ConstructSource pattern that divergesWhy
Malformed :::{name} sourceBare :::{warning} Experimental with no closerPulldown parses the opener as part of a definition-list or paragraph; mdwright's directive overlay matches on byte-range overlap and emits the union of the tree-node range and the directive region, so the bytes survive, but the surrounding misclassified bytes flow through pulldown's normal path. Fix the source by closing the directive.

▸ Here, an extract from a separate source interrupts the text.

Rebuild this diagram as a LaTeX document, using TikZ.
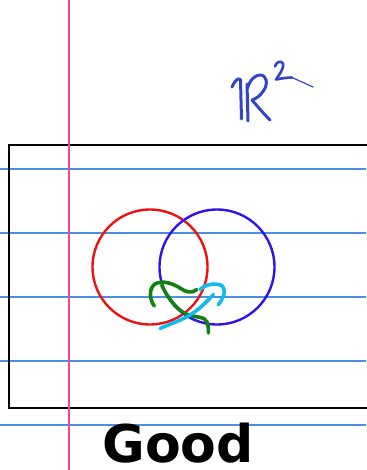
\documentclass[tikz,border=0pt]{standalone}
\usepackage{fontspec}
\newfontfamily\goodfont{DejaVu Sans}
\begin{document}
\begin{tikzpicture}[x=1pt,y=-1pt,
  ruled/.style={draw={rgb,255:red,74;green,144;blue,226},line width=1.3pt},
  margin/.style={draw={rgb,255:red,238;green,68;blue,153},line width=1.8pt},
  frame/.style={draw=black,line width=2.2pt},
  pen/.style={line width=3.6pt,line cap=round,line join=round},
  circ/.style={line width=2.4pt}]
\useasboundingbox (0,0) rectangle (366,470);
% ruled lines
\foreach \yy in {169,233,297,361,425} \draw[ruled] (0,\yy) -- (366,\yy);
% frame
\draw[frame] (380,145) -- (9,145) -- (9,408) -- (380,408);
% margin line
\draw[margin] (69,0) -- (69,470);
% circles
\draw[circ,draw={rgb,255:red,238;green,17;blue,17}] (150,267) circle (57.5);
\draw[circ,draw={rgb,255:red,51;green,17;blue,238}] (217,267) circle (57.5);
% green strokes
\definecolor{gpen}{RGB}{17,130,17}
\definecolor{cpen}{RGB}{17,187,238}
\draw[pen,gpen] (154.3,306) .. controls (149,299) and (149,288) .. (155,284)
  .. controls (162,280) and (172,283) .. (180,288)
  .. controls (186,292) and (191,294) .. (196.7,289.5);
\draw[pen,gpen] (161.7,285) .. controls (166,295) and (175,308) .. (185,313.5)
  .. controls (195,318) and (205,316) .. (207,322)
  .. controls (208.5,326) and (208.5,330) .. (208.3,333);
% cyan strokes
\draw[pen,cpen] (160,328.5) .. controls (170,324) and (182,320) .. (190,315)
  .. controls (198,310) and (207,302) .. (213.3,294.5);
\draw[pen,cpen] (200,289.5) .. controls (205,285) and (212,283) .. (219,284.5)
  .. controls (226,286) and (225,294) .. (222,299)
  .. controls (221,301.5) and (219.5,303.5) .. (218.3,304.7);
% R^2
\definecolor{rpen}{RGB}{51,68,204}
\draw[pen,rpen,line width=3pt] (232,87) .. controls (235,80) and (239,77) .. (240.5,80) -- (241.5,119);
\draw[pen,rpen,line width=3pt] (247,84) -- (248,121);
\draw[pen,rpen,line width=3pt] (247.5,88) .. controls (250,80) and (255,75) .. (260,75)
  .. controls (267,75) and (268,84) .. (264,90)
  .. controls (261,95) and (256,99) .. (252,100)
  .. controls (258,107) and (264,114) .. (270,120);
\draw[pen,rpen,line width=2.6pt] (275,66.5) .. controls (276,62) and (281,60) .. (283,63.5)
  .. controls (284.5,68) and (279,75) .. (276,79.5)
  .. controls (281,78.5) and (287,77.5) .. (292,77.5);
\draw[rpen,line width=1.2pt,line cap=round] (292,77.5) -- (313,87);
% label
\node[anchor=base,inner sep=0pt] (good) at (178,462.5) {\goodfont\bfseries\fontsize{52}{60}\selectfont Good};
\end{tikzpicture}
\end{document}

How to read the live numbers

cargo test --release --test gfm_spec gfm_spec_coverage -- --nocapture

prints, at the top of its output:

gfm spec coverage:
  total cases:        <n>
  fully matching:     <n>
  intentional dev:    <n>
  tracked regression: <n>
  unexpected:         <n>

These are the source of truth; the table above is a snapshot for the release notes.

Updating the snapshot

After a deliberate fix (or an accepted editorial deviation):

# A fix that removes (case, kind) entries from snapshot.txt:
MDWRIGHT_UPDATE_SNAPSHOT=1 cargo test --release --test gfm_spec gfm_spec_snapshot

# An editorial deviation: add a row to crates/mdwright/tests/gfm-spec/allowlist.toml
# *before* regenerating the snapshot, then run the same command.

The snapshot test fails on any drift; CI will not silently accept a regression that happens to look like an improvement, and an improvement that isn't reflected in the snapshot fails just as loudly.